BEGIN Given data

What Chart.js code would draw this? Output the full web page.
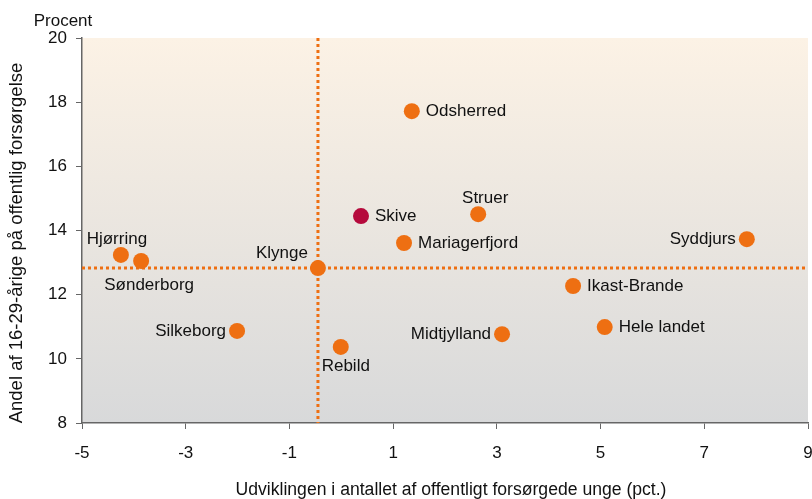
<!DOCTYPE html>
<html>
<head>
<meta charset="utf-8">
<script src="https://cdn.jsdelivr.net/npm/chart.js@4/dist/chart.umd.min.js"></script>
<style>
  html, body { margin: 0; padding: 0; background: #fff; }
  #wrap { width: 812px; height: 499px; }
</style>
</head>
<body>
<div id="wrap"><canvas id="chartKommuner" width="812" height="499"></canvas></div>
<script>
// Kommuner: udvikling i antal offentligt forsørgede unge (x) og andel 16-29-årige på forsørgelse (y)
const kommuner = ['Odsherred', 'Skive', 'Struer', 'Mariagerfjord', 'Klynge', 'Hjørring', 'Sønderborg',
                  'Silkeborg', 'Rebild', 'Midtjylland', 'Ikast-Brande', 'Hele landet', 'Syddjurs'];
const udvikling = [1.36, 0.38, 2.64, 1.21, -0.45, -4.25, -3.86, -2.01, -0.01, 3.10, 4.47, 5.08, 7.82];
const andel = [17.72, 14.45, 14.51, 13.61, 12.83, 13.24, 13.05, 10.87, 10.37, 10.77, 12.27, 10.99, 13.73];
const xTicks = [-5, -3, -1, 1, 3, 5, 7, 9];
const yTicks = [8, 10, 12, 14, 16, 18, 20];
const klyngeX = -0.45;   // lodret referencelinje
const klyngeY = 12.83;   // vandret referencelinje
const fremhaevet = 'Skive';

// placering af etiketter i forhold til punktet
const etiketPlacering = ['right', 'right', 'above', 'right', 'aboveLeft', 'aboveLeft', 'below',
                         'left', 'below', 'left', 'right', 'right', 'left'];

const ORANGE = '#ee6f12';
const KARMIN = '#b50a3c';
const FONT = '"Liberation Sans", Arial, sans-serif';
const PLOT_HOEJRE = 808; // højre kant af plotområdet

// tving plotområdet helt ud til højre kant (Chart.js reserverer plads til "9")
const plotBredde = {
    id: 'plotBredde',
    afterLayout(chart) {
        const a = chart.chartArea;
        const x = chart.scales.x;
        a.right = PLOT_HOEJRE;
        a.width = a.right - a.left;
        x.left = a.left;
        x.right = PLOT_HOEJRE;
        x.width = x.right - x.left;
        x.configure();
    }
};

const baggrund = {
    id: 'baggrund',
    beforeDraw(chart) {
        const { ctx, chartArea: a } = chart;
        const g = ctx.createLinearGradient(0, a.top, 0, a.bottom);
        g.addColorStop(0, '#fcf2e5');
        g.addColorStop(1, '#d8d9da');
        ctx.save();
        ctx.fillStyle = g;
        ctx.fillRect(a.left, a.top, a.right - a.left, a.bottom - a.top);
        ctx.restore();
    }
};

const referenceLinjer = {
    id: 'referenceLinjer',
    beforeDatasetsDraw(chart) {
        const { ctx, chartArea: a, scales } = chart;
        const px = scales.x.getPixelForValue(klyngeX);
        const py = scales.y.getPixelForValue(klyngeY);
        ctx.save();
        ctx.strokeStyle = ORANGE;
        ctx.lineWidth = 3;
        ctx.setLineDash([3, 3]);
        ctx.beginPath();
        ctx.moveTo(px, a.top);
        ctx.lineTo(px, a.bottom);
        ctx.moveTo(a.left, py);
        ctx.lineTo(a.right, py);
        ctx.stroke();
        ctx.restore();
    }
};

const etiketter = {
    id: 'etiketter',
    afterDatasetsDraw(chart) {
        const { ctx, scales } = chart;
        ctx.save();
        ctx.font = '17px ' + FONT;
        ctx.fillStyle = '#111';
        kommuner.forEach((navn, i) => {
            const px = scales.x.getPixelForValue(udvikling[i]);
            const py = scales.y.getPixelForValue(andel[i]);
            let tx = px, ty = py, align = 'left';
            switch (etiketPlacering[i]) {
                case 'right': tx = px + 14; align = 'left'; break;
                case 'left': tx = px - 11; align = 'right'; break;
                case 'above': ty = py - 16; align = 'center'; tx = px + 7; break;
                case 'below': ty = py + 19; align = 'center'; tx = px + 5; break;
                case 'aboveLeft': tx = px - 10; ty = py - 15; align = 'right'; break;
            }
            if (navn === 'Sønderborg') { tx = px + 8; ty = py + 24; }
            if (navn === 'Hjørring') { tx = px - 4; ty = py - 16; align = 'center'; }
            ctx.textAlign = align;
            ctx.textBaseline = 'middle';
            ctx.fillText(navn, tx, ty);
        });

        // aksetitler
        ctx.textAlign = 'center';
        ctx.textBaseline = 'middle';
        ctx.fillText('Procent', 63, 21);
        ctx.font = '17.6px ' + FONT;
        ctx.fillText('Udviklingen i antallet af offentligt forsørgede unge (pct.)', 451, 490);
        ctx.font = '18.5px ' + FONT;
        ctx.translate(17, 243);
        ctx.rotate(-Math.PI / 2);
        ctx.fillText('Andel af 16-29-årige på offentlig forsørgelse', 0, 0);
        ctx.restore();
    }
};

new Chart(document.getElementById('chartKommuner'), {
    type: 'scatter',
    data: {
        datasets: [{
            label: 'Kommuner',
            data: kommuner.map((k, i) => ({ x: udvikling[i], y: andel[i] })),
            backgroundColor: kommuner.map(k => k === fremhaevet ? KARMIN : ORANGE),
            borderWidth: 0,
            pointRadius: 8,
            pointHoverRadius: 8
        }]
    },
    options: {
        responsive: false,
        animation: false,
        devicePixelRatio: 1,
        layout: { padding: { top: 38, right: 0, left: 0, bottom: 0 } },
        plugins: { legend: { display: false }, tooltip: { enabled: false } },
        scales: {
            x: {
                type: 'linear',
                min: -5, max: 9,
                afterBuildTicks: s => { s.ticks = xTicks.map(v => ({ value: v })); },
                afterFit: s => { s.height = 76; s.paddingLeft = 0; s.paddingRight = 0; },
                border: { color: '#666', width: 1.5 },
                grid: { drawOnChartArea: false, drawTicks: true, tickLength: 6, color: '#666' },
                ticks: { color: '#111', font: { family: FONT, size: 17 }, padding: 14, maxRotation: 0 }
            },
            y: {
                type: 'linear',
                min: 8, max: 20,
                afterBuildTicks: s => { s.ticks = yTicks.map(v => ({ value: v })); },
                afterFit: s => { s.width = 82; },
                border: { color: '#666', width: 1.5 },
                grid: { drawOnChartArea: false, drawTicks: true, tickLength: 6, color: '#666' },
                ticks: { color: '#111', font: { family: FONT, size: 17 }, padding: 9 }
            }
        }
    },
    plugins: [plotBredde, baggrund, referenceLinjer, etiketter]
});
</script>
</body>
</html>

END Given data

### What you need to do
Would you set down the listing exactly, omitting pictures?

### Solution to this problem
What Chart.js code would draw this? Output the full web page.
<!DOCTYPE html>
<html>
<head>
<meta charset="utf-8">
<script src="https://cdn.jsdelivr.net/npm/chart.js@4/dist/chart.umd.min.js"></script>
<style>
  html, body { margin: 0; padding: 0; background: #fff; }
  #wrap { width: 812px; height: 499px; }
</style>
</head>
<body>
<div id="wrap"><canvas id="chartKommuner" width="812" height="499"></canvas></div>
<script>
// Kommuner: udvikling i antal offentligt forsørgede unge (x) og andel 16-29-årige på forsørgelse (y)
const kommuner = ['Odsherred', 'Skive', 'Struer', 'Mariagerfjord', 'Klynge', 'Hjørring', 'Sønderborg',
                  'Silkeborg', 'Rebild', 'Midtjylland', 'Ikast-Brande', 'Hele landet', 'Syddjurs'];
const udvikling = [1.36, 0.38, 2.64, 1.21, -0.45, -4.25, -3.86, -2.01, -0.01, 3.10, 4.47, 5.08, 7.82];
const andel = [17.72, 14.45, 14.51, 13.61, 12.83, 13.24, 13.05, 10.87, 10.37, 10.77, 12.27, 10.99, 13.73];
const xTicks = [-5, -3, -1, 1, 3, 5, 7, 9];
const yTicks = [8, 10, 12, 14, 16, 18, 20];
const klyngeX = -0.45;   // lodret referencelinje
const klyngeY = 12.83;   // vandret referencelinje
const fremhaevet = 'Skive';

// placering af etiketter i forhold til punktet
const etiketPlacering = ['right', 'right', 'above', 'right', 'aboveLeft', 'aboveLeft', 'below',
                         'left', 'below', 'left', 'right', 'right', 'left'];

const ORANGE = '#ee6f12';
const KARMIN = '#b50a3c';
const FONT = '"Liberation Sans", Arial, sans-serif';
const PLOT_HOEJRE = 808; // højre kant af plotområdet

// tving plotområdet helt ud til højre kant (Chart.js reserverer plads til "9")
const plotBredde = {
    id: 'plotBredde',
    afterLayout(chart) {
        const a = chart.chartArea;
        const x = chart.scales.x;
        a.right = PLOT_HOEJRE;
        a.width = a.right - a.left;
        x.left = a.left;
        x.right = PLOT_HOEJRE;
        x.width = x.right - x.left;
        x.configure();
    }
};

const baggrund = {
    id: 'baggrund',
    beforeDraw(chart) {
        const { ctx, chartArea: a } = chart;
        const g = ctx.createLinearGradient(0, a.top, 0, a.bottom);
        g.addColorStop(0, '#fcf2e5');
        g.addColorStop(1, '#d8d9da');
        ctx.save();
        ctx.fillStyle = g;
        ctx.fillRect(a.left, a.top, a.right - a.left, a.bottom - a.top);
        ctx.restore();
    }
};

const referenceLinjer = {
    id: 'referenceLinjer',
    beforeDatasetsDraw(chart) {
        const { ctx, chartArea: a, scales } = chart;
        const px = scales.x.getPixelForValue(klyngeX);
        const py = scales.y.getPixelForValue(klyngeY);
        ctx.save();
        ctx.strokeStyle = ORANGE;
        ctx.lineWidth = 3;
        ctx.setLineDash([3, 3]);
        ctx.beginPath();
        ctx.moveTo(px, a.top);
        ctx.lineTo(px, a.bottom);
        ctx.moveTo(a.left, py);
        ctx.lineTo(a.right, py);
        ctx.stroke();
        ctx.restore();
    }
};

const etiketter = {
    id: 'etiketter',
    afterDatasetsDraw(chart) {
        const { ctx, scales } = chart;
        ctx.save();
        ctx.font = '17px ' + FONT;
        ctx.fillStyle = '#111';
        kommuner.forEach((navn, i) => {
            const px = scales.x.getPixelForValue(udvikling[i]);
            const py = scales.y.getPixelForValue(andel[i]);
            let tx = px, ty = py, align = 'left';
            switch (etiketPlacering[i]) {
                case 'right': tx = px + 14; align = 'left'; break;
                case 'left': tx = px - 11; align = 'right'; break;
                case 'above': ty = py - 16; align = 'center'; tx = px + 7; break;
                case 'below': ty = py + 19; align = 'center'; tx = px + 5; break;
                case 'aboveLeft': tx = px - 10; ty = py - 15; align = 'right'; break;
            }
            if (navn === 'Sønderborg') { tx = px + 8; ty = py + 24; }
            if (navn === 'Hjørring') { tx = px - 4; ty = py - 16; align = 'center'; }
            ctx.textAlign = align;
            ctx.textBaseline = 'middle';
            ctx.fillText(navn, tx, ty);
        });

        // aksetitler
        ctx.textAlign = 'center';
        ctx.textBaseline = 'middle';
        ctx.fillText('Procent', 63, 21);
        ctx.font = '17.6px ' + FONT;
        ctx.fillText('Udviklingen i antallet af offentligt forsørgede unge (pct.)', 451, 490);
        ctx.font = '18.5px ' + FONT;
        ctx.translate(17, 243);
        ctx.rotate(-Math.PI / 2);
        ctx.fillText('Andel af 16-29-årige på offentlig forsørgelse', 0, 0);
        ctx.restore();
    }
};

new Chart(document.getElementById('chartKommuner'), {
    type: 'scatter',
    data: {
        datasets: [{
            label: 'Kommuner',
            data: kommuner.map((k, i) => ({ x: udvikling[i], y: andel[i] })),
            backgroundColor: kommuner.map(k => k === fremhaevet ? KARMIN : ORANGE),
            borderWidth: 0,
            pointRadius: 8,
            pointHoverRadius: 8
        }]
    },
    options: {
        responsive: false,
        animation: false,
        devicePixelRatio: 1,
        layout: { padding: { top: 38, right: 0, left: 0, bottom: 0 } },
        plugins: { legend: { display: false }, tooltip: { enabled: false } },
        scales: {
            x: {
                type: 'linear',
                min: -5, max: 9,
                afterBuildTicks: s => { s.ticks = xTicks.map(v => ({ value: v })); },
                afterFit: s => { s.height = 76; s.paddingLeft = 0; s.paddingRight = 0; },
                border: { color: '#666', width: 1.5 },
                grid: { drawOnChartArea: false, drawTicks: true, tickLength: 6, color: '#666' },
                ticks: { color: '#111', font: { family: FONT, size: 17 }, padding: 14, maxRotation: 0 }
            },
            y: {
                type: 'linear',
                min: 8, max: 20,
                afterBuildTicks: s => { s.ticks = yTicks.map(v => ({ value: v })); },
                afterFit: s => { s.width = 82; },
                border: { color: '#666', width: 1.5 },
                grid: { drawOnChartArea: false, drawTicks: true, tickLength: 6, color: '#666' },
                ticks: { color: '#111', font: { family: FONT, size: 17 }, padding: 9 }
            }
        }
    },
    plugins: [plotBredde, baggrund, referenceLinjer, etiketter]
});
</script>
</body>
</html>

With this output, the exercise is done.